** BEGIN **

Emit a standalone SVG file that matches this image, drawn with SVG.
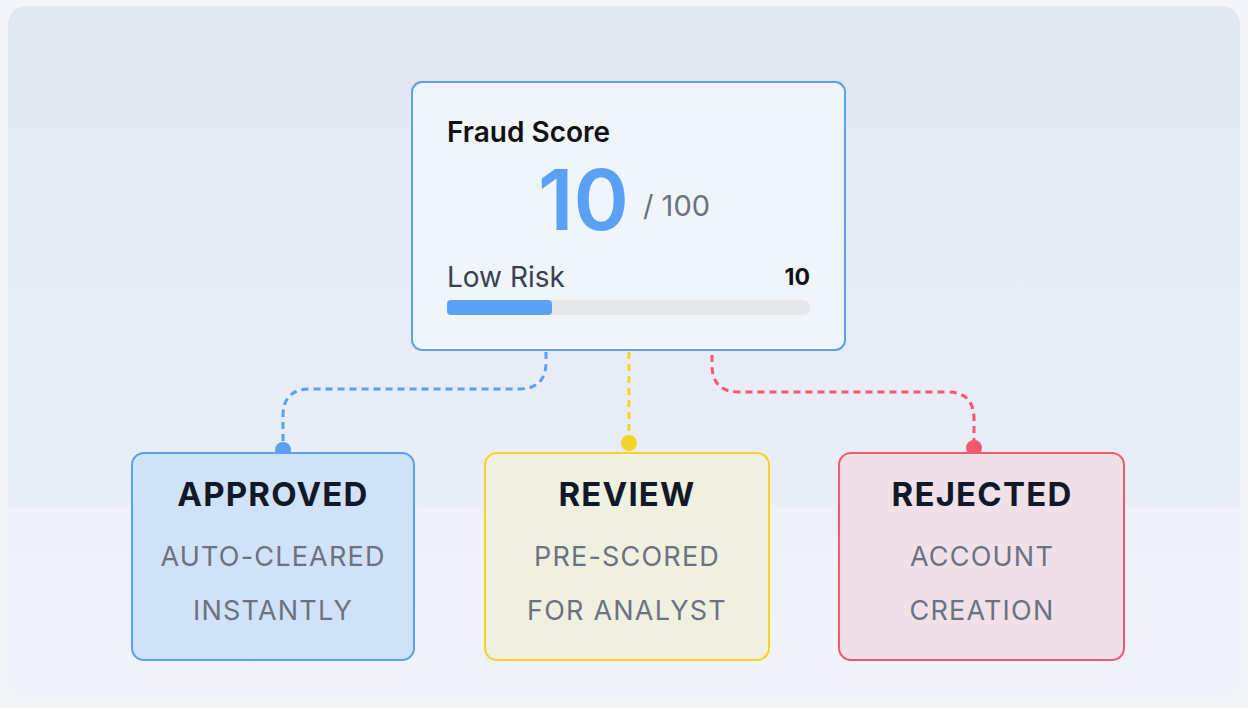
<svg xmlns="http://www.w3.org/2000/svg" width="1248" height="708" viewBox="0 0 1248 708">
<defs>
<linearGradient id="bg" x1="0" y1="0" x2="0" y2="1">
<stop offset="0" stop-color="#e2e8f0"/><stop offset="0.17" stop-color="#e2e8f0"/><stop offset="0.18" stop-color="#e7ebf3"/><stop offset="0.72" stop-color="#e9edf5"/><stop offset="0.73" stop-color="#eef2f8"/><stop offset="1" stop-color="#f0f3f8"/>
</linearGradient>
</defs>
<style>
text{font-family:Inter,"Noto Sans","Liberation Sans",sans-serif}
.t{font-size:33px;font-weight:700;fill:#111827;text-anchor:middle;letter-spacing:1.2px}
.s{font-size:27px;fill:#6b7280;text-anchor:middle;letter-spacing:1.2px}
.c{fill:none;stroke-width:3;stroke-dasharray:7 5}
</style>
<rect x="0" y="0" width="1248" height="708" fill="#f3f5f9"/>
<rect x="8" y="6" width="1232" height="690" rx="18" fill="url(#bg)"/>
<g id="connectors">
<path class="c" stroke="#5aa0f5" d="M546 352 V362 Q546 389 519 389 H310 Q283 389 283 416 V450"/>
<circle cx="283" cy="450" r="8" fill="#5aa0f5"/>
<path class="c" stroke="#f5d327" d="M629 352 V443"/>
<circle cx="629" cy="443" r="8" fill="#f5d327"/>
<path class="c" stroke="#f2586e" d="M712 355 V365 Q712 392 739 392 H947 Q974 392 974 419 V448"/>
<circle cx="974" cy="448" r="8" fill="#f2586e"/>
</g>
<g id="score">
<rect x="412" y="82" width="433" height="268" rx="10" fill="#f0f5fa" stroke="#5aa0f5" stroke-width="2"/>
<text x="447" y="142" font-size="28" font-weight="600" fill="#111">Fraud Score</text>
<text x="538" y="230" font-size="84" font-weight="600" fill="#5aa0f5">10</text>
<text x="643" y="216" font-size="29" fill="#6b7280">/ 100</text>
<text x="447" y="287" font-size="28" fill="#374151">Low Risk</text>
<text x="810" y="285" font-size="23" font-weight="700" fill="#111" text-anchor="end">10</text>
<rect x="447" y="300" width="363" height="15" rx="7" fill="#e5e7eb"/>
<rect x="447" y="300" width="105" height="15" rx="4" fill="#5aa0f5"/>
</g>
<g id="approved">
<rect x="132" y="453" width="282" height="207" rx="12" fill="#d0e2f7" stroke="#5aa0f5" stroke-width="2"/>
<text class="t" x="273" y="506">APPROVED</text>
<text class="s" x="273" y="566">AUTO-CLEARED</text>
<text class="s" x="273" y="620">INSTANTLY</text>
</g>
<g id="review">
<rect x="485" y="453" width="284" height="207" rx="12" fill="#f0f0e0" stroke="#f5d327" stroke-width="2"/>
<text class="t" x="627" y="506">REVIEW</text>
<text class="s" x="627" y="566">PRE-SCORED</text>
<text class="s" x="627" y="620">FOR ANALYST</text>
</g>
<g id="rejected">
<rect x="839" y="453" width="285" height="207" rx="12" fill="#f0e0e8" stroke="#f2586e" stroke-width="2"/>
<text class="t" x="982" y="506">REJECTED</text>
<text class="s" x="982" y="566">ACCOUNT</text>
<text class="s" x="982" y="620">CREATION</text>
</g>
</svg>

** END **

- WRITTEN INSTRUCTION -
Return each line of the data, keeping its wording exact and omitting pictures.

- SOLUTION -
Emit a standalone SVG file that matches this image, drawn with SVG.
<svg xmlns="http://www.w3.org/2000/svg" width="1248" height="708" viewBox="0 0 1248 708">
<defs>
<linearGradient id="bg" x1="0" y1="0" x2="0" y2="1">
<stop offset="0" stop-color="#e2e8f0"/><stop offset="0.17" stop-color="#e2e8f0"/><stop offset="0.18" stop-color="#e7ebf3"/><stop offset="0.72" stop-color="#e9edf5"/><stop offset="0.73" stop-color="#eef2f8"/><stop offset="1" stop-color="#f0f3f8"/>
</linearGradient>
</defs>
<style>
text{font-family:Inter,"Noto Sans","Liberation Sans",sans-serif}
.t{font-size:33px;font-weight:700;fill:#111827;text-anchor:middle;letter-spacing:1.2px}
.s{font-size:27px;fill:#6b7280;text-anchor:middle;letter-spacing:1.2px}
.c{fill:none;stroke-width:3;stroke-dasharray:7 5}
</style>
<rect x="0" y="0" width="1248" height="708" fill="#f3f5f9"/>
<rect x="8" y="6" width="1232" height="690" rx="18" fill="url(#bg)"/>
<g id="connectors">
<path class="c" stroke="#5aa0f5" d="M546 352 V362 Q546 389 519 389 H310 Q283 389 283 416 V450"/>
<circle cx="283" cy="450" r="8" fill="#5aa0f5"/>
<path class="c" stroke="#f5d327" d="M629 352 V443"/>
<circle cx="629" cy="443" r="8" fill="#f5d327"/>
<path class="c" stroke="#f2586e" d="M712 355 V365 Q712 392 739 392 H947 Q974 392 974 419 V448"/>
<circle cx="974" cy="448" r="8" fill="#f2586e"/>
</g>
<g id="score">
<rect x="412" y="82" width="433" height="268" rx="10" fill="#f0f5fa" stroke="#5aa0f5" stroke-width="2"/>
<text x="447" y="142" font-size="28" font-weight="600" fill="#111">Fraud Score</text>
<text x="538" y="230" font-size="84" font-weight="600" fill="#5aa0f5">10</text>
<text x="643" y="216" font-size="29" fill="#6b7280">/ 100</text>
<text x="447" y="287" font-size="28" fill="#374151">Low Risk</text>
<text x="810" y="285" font-size="23" font-weight="700" fill="#111" text-anchor="end">10</text>
<rect x="447" y="300" width="363" height="15" rx="7" fill="#e5e7eb"/>
<rect x="447" y="300" width="105" height="15" rx="4" fill="#5aa0f5"/>
</g>
<g id="approved">
<rect x="132" y="453" width="282" height="207" rx="12" fill="#d0e2f7" stroke="#5aa0f5" stroke-width="2"/>
<text class="t" x="273" y="506">APPROVED</text>
<text class="s" x="273" y="566">AUTO-CLEARED</text>
<text class="s" x="273" y="620">INSTANTLY</text>
</g>
<g id="review">
<rect x="485" y="453" width="284" height="207" rx="12" fill="#f0f0e0" stroke="#f5d327" stroke-width="2"/>
<text class="t" x="627" y="506">REVIEW</text>
<text class="s" x="627" y="566">PRE-SCORED</text>
<text class="s" x="627" y="620">FOR ANALYST</text>
</g>
<g id="rejected">
<rect x="839" y="453" width="285" height="207" rx="12" fill="#f0e0e8" stroke="#f2586e" stroke-width="2"/>
<text class="t" x="982" y="506">REJECTED</text>
<text class="s" x="982" y="566">ACCOUNT</text>
<text class="s" x="982" y="620">CREATION</text>
</g>
</svg>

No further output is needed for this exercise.